Compare and contrast the serial protocols, UART, SPI and I²C using Venn diagram

Solution

UART: Stands for Universal Asynchronous Receive/Transmit. In simple terms UART relies on a baud rate agreement between receiving and transmitting controllers. The receiving MCU will expect to receive bits into its RX port at specific baud rate, for example 9600, and the transmitting MCU will transmit bits at the same baud rate, 9600. There is no master clock between the two parties, only the agreement in baud rate. Therefore the receiving MCU will know the rate that bits will flow into its RX port. Is the main protocol for serial communication in embedded and mechatronic systems, it transfers parallell data to serial on the transmitting side, and back again on the receiving side. Commonly used together with the RS-232 standard in mechatronic applications.

SPI: Stands for Serial Peripheral Interface involves a master and a slave, or multiple slaves. SPI interfacing involves 3 or more wires, consisting of a clock, serial data out, serial data in, and chip select if necessary. The master MCU basically sets the clock rate for the slaves, asks a specific one to listen up using the chip select port, and sends them commands via its serial data out port, and expects to receive the output from the slave through the serial data in port. In similarity with USART a serial transmission protocoll with the distinction of a master/slave way of communicating, in contrast to USART (UART) not able to run in asynchronous speed. In comparison to TWI/I2C it supports higher transfer speed with the cost of more I/O-pins needed, in similarity with TWI it uses a source clock line named SCKL for syncronizing the signals.
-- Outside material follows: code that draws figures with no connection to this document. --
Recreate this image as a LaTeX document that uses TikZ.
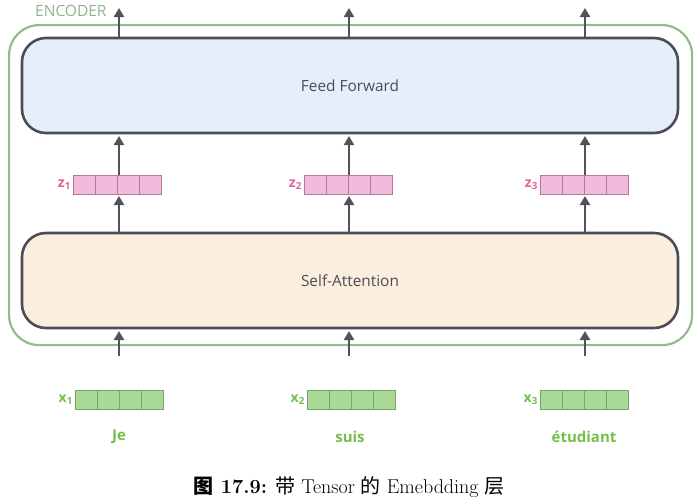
\documentclass[tikz,border=0pt]{standalone}
\usepackage{fontspec}
\setmainfont{Latin Modern Roman}
\newfontfamily\osans{Open Sans}
\newfontfamily\cjk{Noto Sans CJK SC}
\usetikzlibrary{arrows.meta}
\definecolor{encgreen}{HTML}{96B991}
\definecolor{enctext}{HTML}{8DB58C}
\definecolor{ffill}{HTML}{E6EEFB}
\definecolor{safill}{HTML}{FCEEDF}
\definecolor{boxborder}{HTML}{4A4D55}
\definecolor{txtgray}{HTML}{4A4D55}
\definecolor{pinkfill}{HTML}{F4BADB}
\definecolor{pinkline}{HTML}{B07A9A}
\definecolor{pinktext}{HTML}{E5609E}
\definecolor{greenfill}{HTML}{A8DA95}
\definecolor{greenline}{HTML}{7FA070}
\definecolor{greentext}{HTML}{74BF4A}
\definecolor{arrowgray}{HTML}{50545A}
\tikzset{
  layerbox/.style={draw=boxborder, line width=2.6pt, rounded corners=24pt, minimum width=656pt, minimum height=95pt, font=\osans\fontsize{15.4}{18}\selectfont, text=txtgray},
  zcell/.style={draw=pinkline, fill=pinkfill, line width=0.8pt, minimum width=22pt, minimum height=19pt, inner sep=0pt},
  xcell/.style={draw=greenline, fill=greenfill, line width=0.8pt, minimum width=22pt, minimum height=19pt, inner sep=0pt},
  zlab/.style={font=\osans\bfseries\fontsize{14}{16}\selectfont, text=pinktext, anchor=east, inner sep=1.5pt},
  xlab/.style={font=\osans\bfseries\fontsize{14}{16}\selectfont, text=greentext, anchor=east, inner sep=1.5pt},
  word/.style={font=\osans\bfseries\fontsize{15}{17}\selectfont, text=greentext},
  flow/.style={draw=arrowgray, line width=2.2pt, -{Triangle[length=9pt,width=10pt]}},
}
\begin{document}
\begin{tikzpicture}[x=1pt,y=-1pt]
\useasboundingbox (0,0) rectangle (700,501);
% encoder outer box
\node[draw=encgreen, line width=2.2pt, rounded corners=30pt, minimum width=683pt, minimum height=320pt, anchor=north west] (enc) at (8,24) {};
\node[font=\osans\fontsize{15.5}{17}\selectfont, text=enctext, anchor=west, inner sep=0pt] (enclab) at (35,11) {ENCODER};
% layers
\node[layerbox, fill=ffill] (ff) at (350,85.5) {Feed Forward};
\node[layerbox, fill=safill] (sa) at (350,280.5) {Self-Attention};
% vectors
\foreach \i/\cx/\zx/\xx in {1/119/73/75, 2/349/304/307, 3/585/540/540}{
  \foreach \k in {0,1,2,3}{
    \node[zcell] (z\i c\k) at (\zx+11+22*\k,184.5) {};
    \node[xcell] (x\i c\k) at (\xx+11+22*\k,399.5) {};
  }
  \node[zlab] (zl\i) at (z\i c0.west) {z\textsubscript{\i}};
  \node[xlab] (xl\i) at (x\i c0.west) {x\textsubscript{\i}};
  \coordinate (top\i) at (\cx,8);
  \coordinate (bot\i) at (\cx,356);
  \coordinate (ffb\i) at (\cx,134);
  \coordinate (fft\i) at (\cx,37);
  \coordinate (sab\i) at (\cx,329);
  \coordinate (sat\i) at (\cx,232);
  \coordinate (zb\i) at (\cx,194);
  \coordinate (zt\i) at (\cx,175);
  \draw[flow] (fft\i) -- (top\i);
  \draw[flow] (zt\i) -- ([yshift=-2pt]ffb\i);
  \draw[flow] (sat\i) -- ([yshift=-2pt]zb\i);
  \draw[flow] (bot\i) -- ([yshift=-2pt]sab\i);
}
\node[word] (w1) at (119,437) {Je};
\node[word] (w2) at (350,437) {suis};
\node[word] (w3) at (584,437) {étudiant};
% caption
\node[font=\fontsize{20}{24}\selectfont] (cap) at (349,487) {\textbf{{\cjk 图} 17.9:} {\cjk 带} Tensor {\cjk 的} Emebdding {\cjk 层}};
\end{tikzpicture}
\end{document}
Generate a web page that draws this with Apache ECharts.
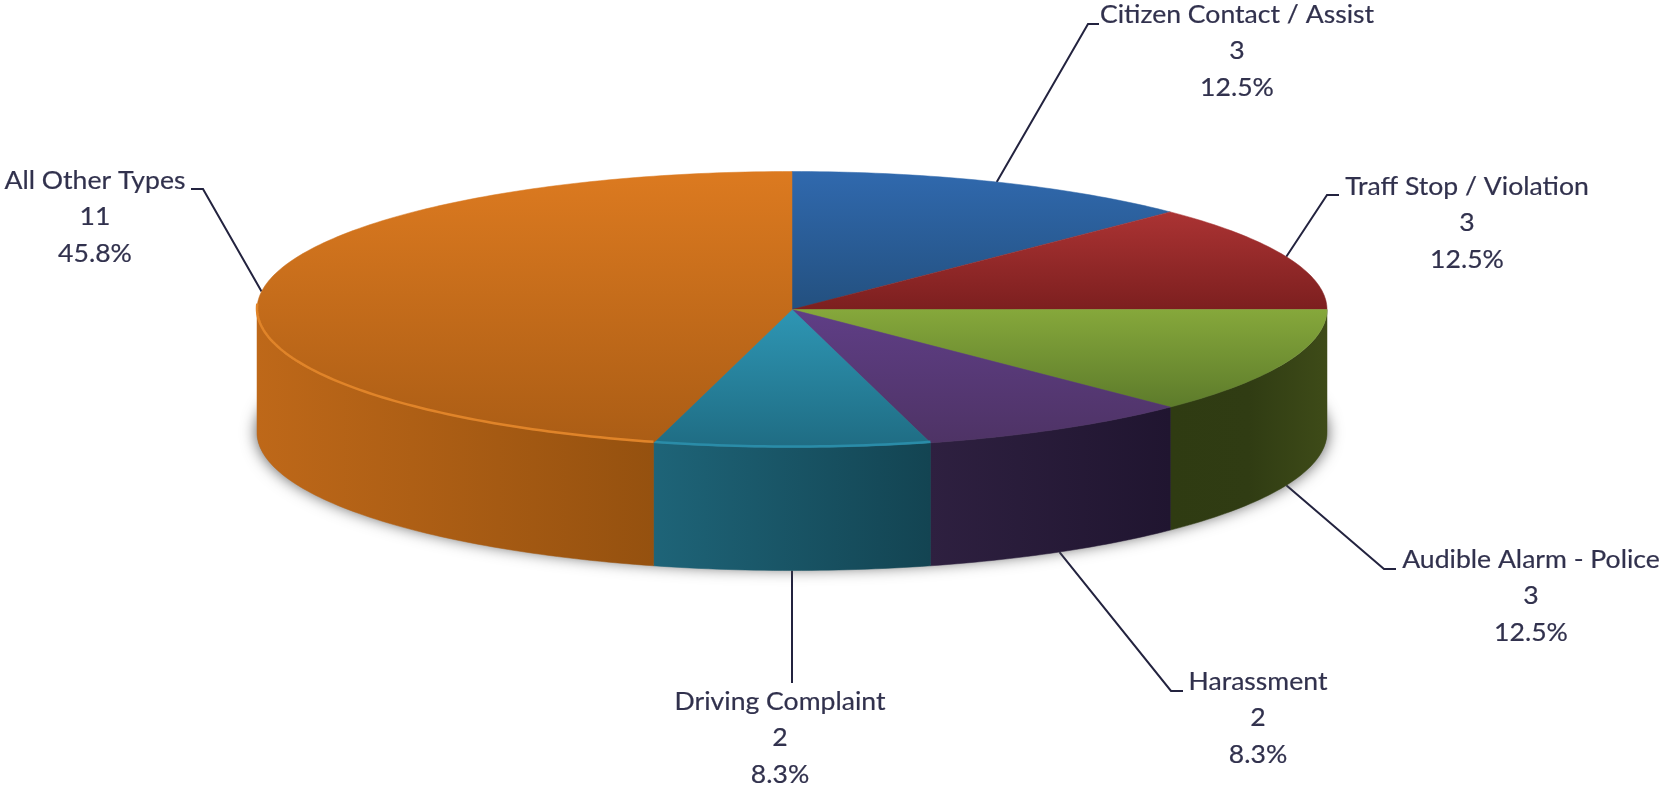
<!DOCTYPE html>
<html>
<head>
<meta charset="utf-8">
<title>Call types</title>
<style>
	html, body { margin: 0; padding: 0; background: #fff; }
	#chart { width: 1666px; height: 786px; }
</style>
<script src="https://cdn.jsdelivr.net/npm/echarts@6/dist/echarts.min.js"></script>
</head>
<body>
<div id="chart"></div>
<script>
	// data
	var names = ['Citizen Contact / Assist', 'Traff Stop / Violation', 'Audible Alarm - Police', 'Harassment', 'Driving Complaint', 'All Other Types'];
	var values = [3, 3, 3, 2, 2, 11];

	// look of the slices: top gradient, side gradient, rim highlight
	var topColors = [['#3069AE', '#23507F'], ['#AB3333', '#7C1F1F'], ['#86A83B', '#5D7B2B'], ['#5F3E86', '#4E3365'], ['#2E96B4', '#1F6C83'], ['#DC7A20', '#AB5D15']];
	var sideColors = [['#23507F', '#23507F'], ['#7C1F1F', '#7C1F1F'], ['#2F3B12', '#303C13', '#3E4B18'], ['#2E2040', '#201530'], ['#1E6478', '#134452'], ['#BE6819', '#95510F']];
	var rimColors = [null, null, null, null, '#2A8CA8', '#E08429'];

	// pie geometry in pixels
	var cx = 792, cy = 309.5, rx = 535, ry = 138, depth = 123;

	// label placement: text centre x, first line y, elbow and end of leader line
	var labelLayout = [
		{ x: 1237, y: 15, line: [[1088, 24], [1099, 24]] },
		{ x: 1467, y: 187, line: [[1327, 195], [1339, 195]] },
		{ x: 1531, y: 560, line: [[1384, 569], [1396, 569]] },
		{ x: 1258, y: 682, line: [[1171, 691], [1183, 691]] },
		{ x: 780, y: 702, line: [[792, 683]] },
		{ x: 95, y: 181, line: [[203, 189], [191, 189]] }
	];
	var lineGap = 36.3;
	var textColor = '#31314D';
	var lineColor = '#23233F';
	var labelFont = '24.5px Lato';
	var labelStretch = 1.085;

	var total = values.reduce(function (a, b) { return a + b; }, 0);
	var startAngles = [];
	var sum = 0;
	values.forEach(function (v) {
		startAngles.push(sum / total * 360);
		sum += v;
	});

	function rimPoint(deg, dy) {
		var t = deg * Math.PI / 180;
		return [cx + rx * Math.sin(t), cy + (dy || 0) - ry * Math.cos(t)];
	}

	function arcPoints(from, to, dy) {
		var pts = [];
		var n = Math.max(2, Math.ceil(Math.abs(to - from)));
		for (var i = 0; i <= n; i++) {
			pts.push(rimPoint(from + (to - from) * i / n, dy));
		}
		return pts;
	}

	function gradient(stops, horizontal) {
		return new echarts.graphic.LinearGradient(0, 0, horizontal ? 1 : 0, horizontal ? 0 : 1, stops.map(function (c, i) {
			return { offset: i / (stops.length - 1), color: c };
		}));
	}

	function sliceRange(i) {
		var from = startAngles[i];
		return [from, from + values[i] / total * 360];
	}

	// soft shadow under the pie
	function renderShadow() {
		return {
			type: 'ellipse',
			shape: { cx: cx, cy: cy + depth, rx: rx, ry: ry - 3 },
			style: { fill: '#777777', shadowBlur: 16, shadowColor: 'rgba(80,80,80,1)' },
			silent: true
		};
	}

	// only the front half of the pie shows a side wall
	function renderSide(params) {
		var i = params.dataIndex;
		var r = sliceRange(i);
		var from = Math.max(r[0], 90), to = Math.min(r[1], 270);
		if (to <= from) {
			return { type: 'group', children: [] };
		}
		var fill = gradient(sideColors[i], true);
		return {
			type: 'polygon',
			shape: { points: arcPoints(from, to).concat(arcPoints(to, from, depth)) },
			style: { fill: fill, stroke: fill, lineWidth: 0.5 },
			silent: true
		};
	}

	function renderTop(params) {
		var i = params.dataIndex;
		var r = sliceRange(i);
		var fill = gradient(topColors[i]);
		var children = [{
			type: 'polygon',
			shape: { points: [[cx, cy]].concat(arcPoints(r[0], r[1])) },
			style: { fill: fill, stroke: fill, lineWidth: 0.5 }
		}];
		if (rimColors[i]) {
			children.push({
				type: 'polyline',
				shape: { points: arcPoints(r[0], Math.min(r[1], 272), -1) },
				style: { fill: null, stroke: rimColors[i], lineWidth: 2.5 }
			});
		}
		return { type: 'group', children: children, silent: true };
	}

	function renderLabel(params) {
		var i = params.dataIndex;
		var r = sliceRange(i);
		var mid = (r[0] + r[1]) / 2;
		var front = mid > 90 && mid < 270;
		var layout = labelLayout[i];
		var lines = [names[i], String(values[i]), (values[i] / total * 100).toFixed(1) + '%'];
		var children = [{
			type: 'polyline',
			shape: { points: [rimPoint(mid, front ? depth : 0)].concat(layout.line) },
			style: { fill: null, stroke: lineColor, lineWidth: 2 }
		}];
		lines.forEach(function (text, k) {
			children.push({
				type: 'text',
				x: layout.x,
				y: layout.y + k * lineGap,
				scaleX: labelStretch,
				style: {
					x: 0,
					y: 0,
					text: text,
					fill: textColor,
					stroke: textColor,
					lineWidth: 0.2,
					font: labelFont,
					textAlign: 'center',
					textVerticalAlign: 'middle'
				}
			});
		});
		return { type: 'group', children: children, silent: true };
	}

	var sliceData = names.map(function (n, i) {
		return { name: n, value: values[i] };
	});

	var myChart = echarts.init(document.getElementById('chart'));
	myChart.setOption({
		backgroundColor: '#ffffff',
		animation: false,
		series: [
			{ type: 'custom', coordinateSystem: 'none', z: 1, renderItem: renderLabel, data: sliceData },
			{ type: 'custom', coordinateSystem: 'none', z: 2, renderItem: renderShadow, data: [0] },
			{ type: 'custom', coordinateSystem: 'none', z: 3, renderItem: renderSide, data: sliceData },
			{ type: 'custom', coordinateSystem: 'none', z: 4, renderItem: renderTop, data: sliceData }
		]
	});
</script>
</body>
</html>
I²C: I^2 C stands for inter-integrated circuit, where every chip in the circuit has a defined address which they can be called up from. Two wires are involved, SDA and CLK. SDA is a bi-directional data flow meaning data can be accepted and sent out based on conditions set. The master sets the clock for communication, a start condition is sent by the master via SDA which tells all the slaves to listen for their address. The master then sends the address of the chip from which interfacing is desired (typically with MSB being a read or write command) and waits for an acknowledgement. After acknowledgement is received the read or write command is sent, followed by some end of transmission.